DO THIS
Restate each of the lines given below, word for word.

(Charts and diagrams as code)
+--
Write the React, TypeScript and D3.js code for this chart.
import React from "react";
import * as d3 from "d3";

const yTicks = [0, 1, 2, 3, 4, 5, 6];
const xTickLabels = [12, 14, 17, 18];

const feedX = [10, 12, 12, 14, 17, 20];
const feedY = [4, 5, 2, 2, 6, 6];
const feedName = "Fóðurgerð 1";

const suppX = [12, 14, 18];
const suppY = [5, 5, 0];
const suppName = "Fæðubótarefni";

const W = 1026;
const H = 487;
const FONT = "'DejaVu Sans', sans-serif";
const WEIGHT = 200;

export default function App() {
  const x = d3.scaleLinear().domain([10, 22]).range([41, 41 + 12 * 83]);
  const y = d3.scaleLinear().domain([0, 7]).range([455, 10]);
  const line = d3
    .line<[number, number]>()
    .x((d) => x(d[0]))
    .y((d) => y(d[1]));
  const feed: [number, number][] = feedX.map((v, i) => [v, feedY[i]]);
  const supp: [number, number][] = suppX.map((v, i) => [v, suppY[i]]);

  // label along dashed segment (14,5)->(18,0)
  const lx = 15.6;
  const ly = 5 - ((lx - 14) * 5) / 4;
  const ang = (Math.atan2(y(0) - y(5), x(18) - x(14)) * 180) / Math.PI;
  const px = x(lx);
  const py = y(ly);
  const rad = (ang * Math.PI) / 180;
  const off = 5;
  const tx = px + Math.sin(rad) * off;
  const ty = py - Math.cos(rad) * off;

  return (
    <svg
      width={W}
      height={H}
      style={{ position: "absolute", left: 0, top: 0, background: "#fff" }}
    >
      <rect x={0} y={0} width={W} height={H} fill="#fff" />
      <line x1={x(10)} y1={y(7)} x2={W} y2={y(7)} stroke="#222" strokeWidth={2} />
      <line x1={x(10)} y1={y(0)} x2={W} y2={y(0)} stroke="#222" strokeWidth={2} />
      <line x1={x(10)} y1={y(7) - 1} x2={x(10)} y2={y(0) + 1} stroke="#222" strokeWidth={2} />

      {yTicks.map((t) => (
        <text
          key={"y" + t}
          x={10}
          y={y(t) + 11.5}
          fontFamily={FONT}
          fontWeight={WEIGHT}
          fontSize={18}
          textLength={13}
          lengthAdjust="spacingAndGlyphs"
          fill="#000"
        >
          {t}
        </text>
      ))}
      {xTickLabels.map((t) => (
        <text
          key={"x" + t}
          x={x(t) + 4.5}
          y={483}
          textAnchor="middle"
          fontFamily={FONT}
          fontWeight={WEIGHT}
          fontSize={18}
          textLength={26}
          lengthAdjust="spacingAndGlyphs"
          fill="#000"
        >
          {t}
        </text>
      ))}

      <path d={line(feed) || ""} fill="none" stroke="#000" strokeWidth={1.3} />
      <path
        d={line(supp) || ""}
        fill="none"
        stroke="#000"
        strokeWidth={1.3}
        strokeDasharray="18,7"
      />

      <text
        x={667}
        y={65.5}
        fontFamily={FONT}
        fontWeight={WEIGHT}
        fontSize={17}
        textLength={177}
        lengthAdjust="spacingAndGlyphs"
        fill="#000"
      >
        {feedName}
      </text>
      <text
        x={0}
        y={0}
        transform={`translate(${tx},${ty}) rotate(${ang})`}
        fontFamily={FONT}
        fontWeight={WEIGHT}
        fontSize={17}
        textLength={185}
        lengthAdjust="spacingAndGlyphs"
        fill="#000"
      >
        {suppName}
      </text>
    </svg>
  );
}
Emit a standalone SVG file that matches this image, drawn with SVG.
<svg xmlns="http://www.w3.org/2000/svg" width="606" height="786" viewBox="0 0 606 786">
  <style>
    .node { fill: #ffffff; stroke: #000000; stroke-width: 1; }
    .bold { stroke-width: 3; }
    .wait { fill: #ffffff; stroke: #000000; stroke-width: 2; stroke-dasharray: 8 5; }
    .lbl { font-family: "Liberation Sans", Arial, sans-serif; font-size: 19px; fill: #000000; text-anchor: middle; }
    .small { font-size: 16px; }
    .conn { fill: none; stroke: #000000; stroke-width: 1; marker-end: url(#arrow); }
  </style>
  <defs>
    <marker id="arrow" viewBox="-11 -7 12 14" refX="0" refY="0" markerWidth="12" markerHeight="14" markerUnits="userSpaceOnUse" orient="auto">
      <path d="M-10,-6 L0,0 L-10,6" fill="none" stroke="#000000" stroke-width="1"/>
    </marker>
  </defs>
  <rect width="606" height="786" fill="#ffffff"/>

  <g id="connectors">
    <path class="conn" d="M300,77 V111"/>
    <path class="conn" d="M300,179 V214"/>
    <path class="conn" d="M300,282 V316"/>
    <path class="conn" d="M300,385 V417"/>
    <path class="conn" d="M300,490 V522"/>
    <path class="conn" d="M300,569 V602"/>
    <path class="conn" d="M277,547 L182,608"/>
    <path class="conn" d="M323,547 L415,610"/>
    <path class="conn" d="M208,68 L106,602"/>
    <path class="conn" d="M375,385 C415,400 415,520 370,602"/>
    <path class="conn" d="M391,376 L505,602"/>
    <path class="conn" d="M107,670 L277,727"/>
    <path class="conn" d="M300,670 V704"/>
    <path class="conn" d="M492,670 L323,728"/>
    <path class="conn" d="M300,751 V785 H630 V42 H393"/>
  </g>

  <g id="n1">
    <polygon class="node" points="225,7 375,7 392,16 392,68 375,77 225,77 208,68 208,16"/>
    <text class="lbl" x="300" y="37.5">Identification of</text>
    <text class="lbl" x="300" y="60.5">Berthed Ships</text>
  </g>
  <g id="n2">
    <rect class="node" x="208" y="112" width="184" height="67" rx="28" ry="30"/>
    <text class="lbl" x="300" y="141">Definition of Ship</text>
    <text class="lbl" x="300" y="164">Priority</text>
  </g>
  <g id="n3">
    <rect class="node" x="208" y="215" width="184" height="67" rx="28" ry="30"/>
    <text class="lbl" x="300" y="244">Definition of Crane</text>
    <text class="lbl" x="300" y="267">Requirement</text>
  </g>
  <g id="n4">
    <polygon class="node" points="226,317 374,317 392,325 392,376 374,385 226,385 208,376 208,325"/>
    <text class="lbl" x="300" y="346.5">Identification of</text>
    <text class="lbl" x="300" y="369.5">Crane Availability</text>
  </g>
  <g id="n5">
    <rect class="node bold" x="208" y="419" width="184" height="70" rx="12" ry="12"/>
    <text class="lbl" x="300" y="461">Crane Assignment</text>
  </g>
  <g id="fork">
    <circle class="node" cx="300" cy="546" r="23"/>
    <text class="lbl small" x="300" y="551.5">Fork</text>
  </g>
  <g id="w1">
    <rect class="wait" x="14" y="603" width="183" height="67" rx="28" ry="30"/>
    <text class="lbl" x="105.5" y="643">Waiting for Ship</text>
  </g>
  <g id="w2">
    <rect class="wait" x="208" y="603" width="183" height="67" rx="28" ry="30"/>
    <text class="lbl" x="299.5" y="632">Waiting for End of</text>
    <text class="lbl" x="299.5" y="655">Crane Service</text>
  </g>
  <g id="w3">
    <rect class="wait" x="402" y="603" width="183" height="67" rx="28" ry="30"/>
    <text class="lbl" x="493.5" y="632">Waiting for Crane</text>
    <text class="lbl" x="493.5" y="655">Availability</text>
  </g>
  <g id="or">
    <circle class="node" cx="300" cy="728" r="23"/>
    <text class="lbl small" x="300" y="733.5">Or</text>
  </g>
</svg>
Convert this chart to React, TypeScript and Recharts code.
+--
THE SOLUTION
Write the React, TypeScript and D3.js code for this chart.
import React from "react";
import * as d3 from "d3";

const yTicks = [0, 1, 2, 3, 4, 5, 6];
const xTickLabels = [12, 14, 17, 18];

const feedX = [10, 12, 12, 14, 17, 20];
const feedY = [4, 5, 2, 2, 6, 6];
const feedName = "Fóðurgerð 1";

const suppX = [12, 14, 18];
const suppY = [5, 5, 0];
const suppName = "Fæðubótarefni";

const W = 1026;
const H = 487;
const FONT = "'DejaVu Sans', sans-serif";
const WEIGHT = 200;

export default function App() {
  const x = d3.scaleLinear().domain([10, 22]).range([41, 41 + 12 * 83]);
  const y = d3.scaleLinear().domain([0, 7]).range([455, 10]);
  const line = d3
    .line<[number, number]>()
    .x((d) => x(d[0]))
    .y((d) => y(d[1]));
  const feed: [number, number][] = feedX.map((v, i) => [v, feedY[i]]);
  const supp: [number, number][] = suppX.map((v, i) => [v, suppY[i]]);

  // label along dashed segment (14,5)->(18,0)
  const lx = 15.6;
  const ly = 5 - ((lx - 14) * 5) / 4;
  const ang = (Math.atan2(y(0) - y(5), x(18) - x(14)) * 180) / Math.PI;
  const px = x(lx);
  const py = y(ly);
  const rad = (ang * Math.PI) / 180;
  const off = 5;
  const tx = px + Math.sin(rad) * off;
  const ty = py - Math.cos(rad) * off;

  return (
    <svg
      width={W}
      height={H}
      style={{ position: "absolute", left: 0, top: 0, background: "#fff" }}
    >
      <rect x={0} y={0} width={W} height={H} fill="#fff" />
      <line x1={x(10)} y1={y(7)} x2={W} y2={y(7)} stroke="#222" strokeWidth={2} />
      <line x1={x(10)} y1={y(0)} x2={W} y2={y(0)} stroke="#222" strokeWidth={2} />
      <line x1={x(10)} y1={y(7) - 1} x2={x(10)} y2={y(0) + 1} stroke="#222" strokeWidth={2} />

      {yTicks.map((t) => (
        <text
          key={"y" + t}
          x={10}
          y={y(t) + 11.5}
          fontFamily={FONT}
          fontWeight={WEIGHT}
          fontSize={18}
          textLength={13}
          lengthAdjust="spacingAndGlyphs"
          fill="#000"
        >
          {t}
        </text>
      ))}
      {xTickLabels.map((t) => (
        <text
          key={"x" + t}
          x={x(t) + 4.5}
          y={483}
          textAnchor="middle"
          fontFamily={FONT}
          fontWeight={WEIGHT}
          fontSize={18}
          textLength={26}
          lengthAdjust="spacingAndGlyphs"
          fill="#000"
        >
          {t}
        </text>
      ))}

      <path d={line(feed) || ""} fill="none" stroke="#000" strokeWidth={1.3} />
      <path
        d={line(supp) || ""}
        fill="none"
        stroke="#000"
        strokeWidth={1.3}
        strokeDasharray="18,7"
      />

      <text
        x={667}
        y={65.5}
        fontFamily={FONT}
        fontWeight={WEIGHT}
        fontSize={17}
        textLength={177}
        lengthAdjust="spacingAndGlyphs"
        fill="#000"
      >
        {feedName}
      </text>
      <text
        x={0}
        y={0}
        transform={`translate(${tx},${ty}) rotate(${ang})`}
        fontFamily={FONT}
        fontWeight={WEIGHT}
        fontSize={17}
        textLength={185}
        lengthAdjust="spacingAndGlyphs"
        fill="#000"
      >
        {suppName}
      </text>
    </svg>
  );
}
Emit a standalone SVG file that matches this image, drawn with SVG.
<svg xmlns="http://www.w3.org/2000/svg" width="606" height="786" viewBox="0 0 606 786">
  <style>
    .node { fill: #ffffff; stroke: #000000; stroke-width: 1; }
    .bold { stroke-width: 3; }
    .wait { fill: #ffffff; stroke: #000000; stroke-width: 2; stroke-dasharray: 8 5; }
    .lbl { font-family: "Liberation Sans", Arial, sans-serif; font-size: 19px; fill: #000000; text-anchor: middle; }
    .small { font-size: 16px; }
    .conn { fill: none; stroke: #000000; stroke-width: 1; marker-end: url(#arrow); }
  </style>
  <defs>
    <marker id="arrow" viewBox="-11 -7 12 14" refX="0" refY="0" markerWidth="12" markerHeight="14" markerUnits="userSpaceOnUse" orient="auto">
      <path d="M-10,-6 L0,0 L-10,6" fill="none" stroke="#000000" stroke-width="1"/>
    </marker>
  </defs>
  <rect width="606" height="786" fill="#ffffff"/>

  <g id="connectors">
    <path class="conn" d="M300,77 V111"/>
    <path class="conn" d="M300,179 V214"/>
    <path class="conn" d="M300,282 V316"/>
    <path class="conn" d="M300,385 V417"/>
    <path class="conn" d="M300,490 V522"/>
    <path class="conn" d="M300,569 V602"/>
    <path class="conn" d="M277,547 L182,608"/>
    <path class="conn" d="M323,547 L415,610"/>
    <path class="conn" d="M208,68 L106,602"/>
    <path class="conn" d="M375,385 C415,400 415,520 370,602"/>
    <path class="conn" d="M391,376 L505,602"/>
    <path class="conn" d="M107,670 L277,727"/>
    <path class="conn" d="M300,670 V704"/>
    <path class="conn" d="M492,670 L323,728"/>
    <path class="conn" d="M300,751 V785 H630 V42 H393"/>
  </g>

  <g id="n1">
    <polygon class="node" points="225,7 375,7 392,16 392,68 375,77 225,77 208,68 208,16"/>
    <text class="lbl" x="300" y="37.5">Identification of</text>
    <text class="lbl" x="300" y="60.5">Berthed Ships</text>
  </g>
  <g id="n2">
    <rect class="node" x="208" y="112" width="184" height="67" rx="28" ry="30"/>
    <text class="lbl" x="300" y="141">Definition of Ship</text>
    <text class="lbl" x="300" y="164">Priority</text>
  </g>
  <g id="n3">
    <rect class="node" x="208" y="215" width="184" height="67" rx="28" ry="30"/>
    <text class="lbl" x="300" y="244">Definition of Crane</text>
    <text class="lbl" x="300" y="267">Requirement</text>
  </g>
  <g id="n4">
    <polygon class="node" points="226,317 374,317 392,325 392,376 374,385 226,385 208,376 208,325"/>
    <text class="lbl" x="300" y="346.5">Identification of</text>
    <text class="lbl" x="300" y="369.5">Crane Availability</text>
  </g>
  <g id="n5">
    <rect class="node bold" x="208" y="419" width="184" height="70" rx="12" ry="12"/>
    <text class="lbl" x="300" y="461">Crane Assignment</text>
  </g>
  <g id="fork">
    <circle class="node" cx="300" cy="546" r="23"/>
    <text class="lbl small" x="300" y="551.5">Fork</text>
  </g>
  <g id="w1">
    <rect class="wait" x="14" y="603" width="183" height="67" rx="28" ry="30"/>
    <text class="lbl" x="105.5" y="643">Waiting for Ship</text>
  </g>
  <g id="w2">
    <rect class="wait" x="208" y="603" width="183" height="67" rx="28" ry="30"/>
    <text class="lbl" x="299.5" y="632">Waiting for End of</text>
    <text class="lbl" x="299.5" y="655">Crane Service</text>
  </g>
  <g id="w3">
    <rect class="wait" x="402" y="603" width="183" height="67" rx="28" ry="30"/>
    <text class="lbl" x="493.5" y="632">Waiting for Crane</text>
    <text class="lbl" x="493.5" y="655">Availability</text>
  </g>
  <g id="or">
    <circle class="node" cx="300" cy="728" r="23"/>
    <text class="lbl small" x="300" y="733.5">Or</text>
  </g>
</svg>
Convert this chart to React, TypeScript and Recharts code.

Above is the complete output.